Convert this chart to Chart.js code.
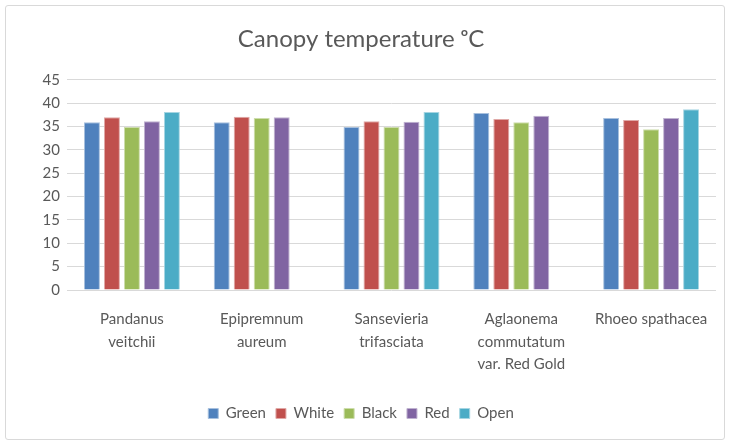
<!DOCTYPE html>
<html>
<head>
<meta charset="utf-8">
<script src="https://cdn.jsdelivr.net/npm/chart.js@4/dist/chart.umd.min.js"></script>
<style>
  html, body { margin: 0; padding: 0; background: #fff; }
  #box {
    position: absolute; left: 5px; top: 5px; width: 718px; height: 433px;
    border: 1px solid #d9d9d9; border-radius: 3px; background: #fff;
  }
  canvas { display: block; }
</style>
</head>
<body>
<div id="box"><canvas id="c" width="718" height="433"></canvas></div>
<script>
// Canopy temperature per plant and cover colour
const plants = [
  ['Pandanus', 'veitchii'],
  ['Epipremnum', 'aureum'],
  ['Sansevieria', 'trifasciata'],
  ['Aglaonema', 'commutatum', 'var. Red Gold'],
  ['Rhoeo spathacea']
];
const green = [35.9, 35.9, 34.9, 37.9, 36.8];
const white = [37.0, 37.1, 36.1, 36.6, 36.4];
const black = [34.9, 36.8, 34.9, 35.9, 34.4];
const red   = [36.1, 37.0, 36.0, 37.3, 36.8];
const open  = [38.1, null, 38.1, null, 38.7];
const yTicks = [0, 5, 10, 15, 20, 25, 30, 35, 40, 45];

const series = [
  { label: 'Green', data: green, color: '#4f81bd', edge: '#a7c0de' },
  { label: 'White', data: white, color: '#c0504d', edge: '#e0a8a6' },
  { label: 'Black', data: black, color: '#9bbb59', edge: '#cdddac' },
  { label: 'Red',   data: red,   color: '#8064a2', edge: '#bfb2d0' },
  { label: 'Open',  data: open,  color: '#4bacc6', edge: '#a5d5e2' }
];

const txt = '#595959';
const font = 'Lato, "Open Sans", sans-serif';

new Chart(document.getElementById('c').getContext('2d'), {
  type: 'bar',
  data: {
    labels: plants,
    datasets: series.map(s => ({
      label: s.label,
      data: s.data,
      backgroundColor: s.color,
      borderColor: s.edge,
      borderWidth: 1,
      barPercentage: 0.8,
      categoryPercentage: 0.77
    }))
  },
  options: {
    responsive: false,
    animation: false,
    layout: { padding: { left: 0, right: 8, top: 0, bottom: 8 } },
    plugins: {
      title: {
        display: true,
        text: 'Canopy temperature \u1d52C',
        color: txt,
        font: { family: font, size: 24, weight: 'normal' },
        padding: { top: 19, bottom: 26 }
      },
      legend: {
        position: 'bottom',
        labels: {
          color: txt,
          font: { family: font, size: 15 },
          boxWidth: 10, boxHeight: 10,
          padding: 10
        }
      },
      tooltip: { enabled: false }
    },
    scales: {
      x: {
        grid: { display: false },
        border: { display: false },
        ticks: { color: txt, font: { family: font, size: 15, lineHeight: 1.5 }, maxRotation: 0, autoSkip: false, padding: 10 },
        afterFit: (s) => { s.height = 106; }
      },
      y: {
        min: 0, max: 45,
        afterBuildTicks: (s) => { s.ticks = yTicks.map(v => ({ value: v })); },
        grid: { color: '#d9d9d9', lineWidth: 1, drawTicks: false },
        border: { display: false },
        ticks: { color: txt, font: { family: font, size: 15 }, padding: 7 },
        afterFit: (s) => { s.width = 61; }
      }
    }
  }
});
</script>
</body>
</html>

* [DO THIS] Extract the full listing above verbatim; pictures are to be left out of the copy.

* [SOLUTION TO THIS TASK]
Convert this chart to Chart.js code.
<!DOCTYPE html>
<html>
<head>
<meta charset="utf-8">
<script src="https://cdn.jsdelivr.net/npm/chart.js@4/dist/chart.umd.min.js"></script>
<style>
  html, body { margin: 0; padding: 0; background: #fff; }
  #box {
    position: absolute; left: 5px; top: 5px; width: 718px; height: 433px;
    border: 1px solid #d9d9d9; border-radius: 3px; background: #fff;
  }
  canvas { display: block; }
</style>
</head>
<body>
<div id="box"><canvas id="c" width="718" height="433"></canvas></div>
<script>
// Canopy temperature per plant and cover colour
const plants = [
  ['Pandanus', 'veitchii'],
  ['Epipremnum', 'aureum'],
  ['Sansevieria', 'trifasciata'],
  ['Aglaonema', 'commutatum', 'var. Red Gold'],
  ['Rhoeo spathacea']
];
const green = [35.9, 35.9, 34.9, 37.9, 36.8];
const white = [37.0, 37.1, 36.1, 36.6, 36.4];
const black = [34.9, 36.8, 34.9, 35.9, 34.4];
const red   = [36.1, 37.0, 36.0, 37.3, 36.8];
const open  = [38.1, null, 38.1, null, 38.7];
const yTicks = [0, 5, 10, 15, 20, 25, 30, 35, 40, 45];

const series = [
  { label: 'Green', data: green, color: '#4f81bd', edge: '#a7c0de' },
  { label: 'White', data: white, color: '#c0504d', edge: '#e0a8a6' },
  { label: 'Black', data: black, color: '#9bbb59', edge: '#cdddac' },
  { label: 'Red',   data: red,   color: '#8064a2', edge: '#bfb2d0' },
  { label: 'Open',  data: open,  color: '#4bacc6', edge: '#a5d5e2' }
];

const txt = '#595959';
const font = 'Lato, "Open Sans", sans-serif';

new Chart(document.getElementById('c').getContext('2d'), {
  type: 'bar',
  data: {
    labels: plants,
    datasets: series.map(s => ({
      label: s.label,
      data: s.data,
      backgroundColor: s.color,
      borderColor: s.edge,
      borderWidth: 1,
      barPercentage: 0.8,
      categoryPercentage: 0.77
    }))
  },
  options: {
    responsive: false,
    animation: false,
    layout: { padding: { left: 0, right: 8, top: 0, bottom: 8 } },
    plugins: {
      title: {
        display: true,
        text: 'Canopy temperature \u1d52C',
        color: txt,
        font: { family: font, size: 24, weight: 'normal' },
        padding: { top: 19, bottom: 26 }
      },
      legend: {
        position: 'bottom',
        labels: {
          color: txt,
          font: { family: font, size: 15 },
          boxWidth: 10, boxHeight: 10,
          padding: 10
        }
      },
      tooltip: { enabled: false }
    },
    scales: {
      x: {
        grid: { display: false },
        border: { display: false },
        ticks: { color: txt, font: { family: font, size: 15, lineHeight: 1.5 }, maxRotation: 0, autoSkip: false, padding: 10 },
        afterFit: (s) => { s.height = 106; }
      },
      y: {
        min: 0, max: 45,
        afterBuildTicks: (s) => { s.ticks = yTicks.map(v => ({ value: v })); },
        grid: { color: '#d9d9d9', lineWidth: 1, drawTicks: false },
        border: { display: false },
        ticks: { color: txt, font: { family: font, size: 15 }, padding: 7 },
        afterFit: (s) => { s.width = 61; }
      }
    }
  }
});
</script>
</body>
</html>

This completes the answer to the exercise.